Go through the lines below. Copy those with "this".

(Rows from a dataset of charts and code)
■ ■ ■
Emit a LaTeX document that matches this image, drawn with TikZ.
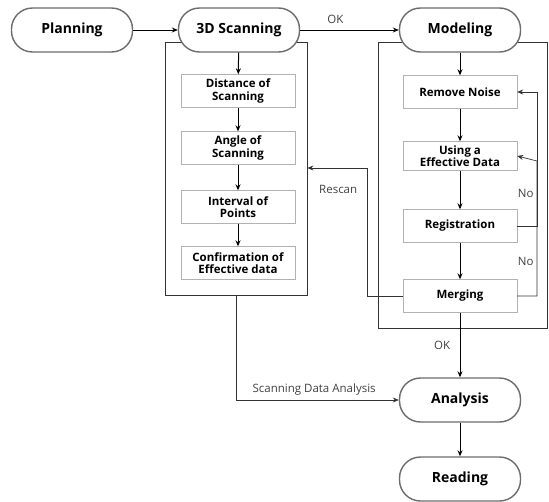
\documentclass[tikz,border=0pt]{standalone}
\usepackage{fontspec}
\setmainfont{Open Sans}
\usetikzlibrary{arrows.meta}
\begin{document}
\begin{tikzpicture}[x=1pt,y=-1pt,
  pill/.style={draw=gray!85!black, line width=1.4pt, fill=white, rounded corners=21pt,
    minimum width=121pt, minimum height=44pt, font=\fontsize{14}{16}\selectfont\bfseries},
  stepbox/.style={draw=gray!60, fill=white, minimum width=114pt, minimum height=33pt,
    inner sep=2pt, align=center, font=\fontsize{11.5}{12.5}\selectfont\bfseries},
  frame/.style={draw=black!80, line width=0.8pt},
  arr/.style={draw, line width=1pt, -{Stealth[length=6pt,width=5pt]}},
  thin arr/.style={draw=black!80, line width=0.7pt, -{Stealth[length=6pt,width=5pt]}},
  txt/.style={font=\fontsize{11.5}{13}\selectfont, text=black!75}]
\useasboundingbox (0,0) rectangle (549,501);
% containers
\node[frame, minimum width=142pt, minimum height=253pt] (box1) at (236,168.5) {};
\node[frame, minimum width=169pt, minimum height=286pt] (box2) at (462.5,185) {};

\node[pill] (plan) at (72,30) {Planning};
\node[pill] (scan) at (239,30) {3D Scanning};
\node[pill] (model) at (460,30) {Modeling};
\node[pill] (ana) at (460,400) {Analysis};
\node[pill] (read) at (460,479) {Reading};

\node[stepbox] (dist) at (238,91) {Distance of\\Scanning};
\node[stepbox] (angle) at (238,148) {Angle of\\Scanning};
\node[stepbox] (intv) at (238,207) {Interval of\\Points};
\node[stepbox] (conf) at (238,263) {Confirmation of\\Effective data};

\node[stepbox] (noise) at (460,92) {Remove Noise};
\node[stepbox, minimum height=29pt] (use) at (460,156) {Using a\\Effective Data};
\node[stepbox] (reg) at (460,226) {Registration};
\node[stepbox] (merge) at (460,296) {Merging};

\coordinate (rs) at (367,168);
\coordinate (fb) at (537,161);

\path[arr] (plan) -- (scan);
\path[arr] (scan) -- node[txt, above=3pt, xshift=-14pt] {OK} (model);
\path[arr] (scan) -- (dist);
\path[arr] (dist) -- (angle);
\path[arr] (angle) -- (intv);
\path[arr] (intv) -- (conf);
\path[arr] (model) -- (noise);
\path[arr] (noise) -- (use);
\path[arr] (use) -- node[txt, right=54pt, yshift=-3pt] {No} (reg);
\path[arr] (reg) -- node[txt, right=54pt] {No} (merge);
\path[arr] (merge) -- node[txt, left=6pt] {OK} (ana);
\path[arr] (ana) -- (read);

\path[thin arr] (merge.west) -| (rs) -- node[txt, below=14pt, xshift=1pt] {Rescan} (box1.east |- rs);
\path[draw=black!80, line width=0.7pt] (reg.east) -| (fb);
\path[thin arr] (merge.east) -| (fb) -- (use.east);
\path[thin arr] (fb) |- (noise.east);
\path[thin arr] (box1.south) |- node[txt, pos=0.74, above=1pt] {Scanning Data Analysis} (ana.west);
\end{tikzpicture}
\end{document}
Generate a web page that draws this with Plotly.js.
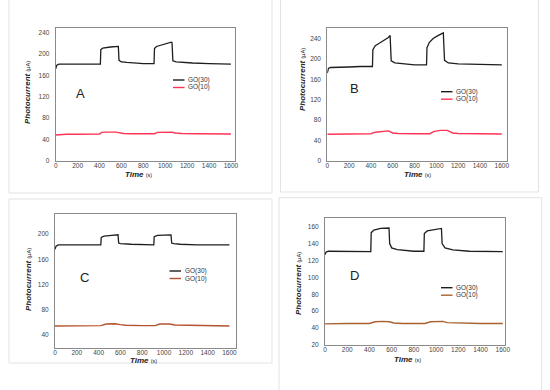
■ ■ ■
(The reply):
Emit a LaTeX document that matches this image, drawn with TikZ.
Generate a web page that draws this with Plotly.js.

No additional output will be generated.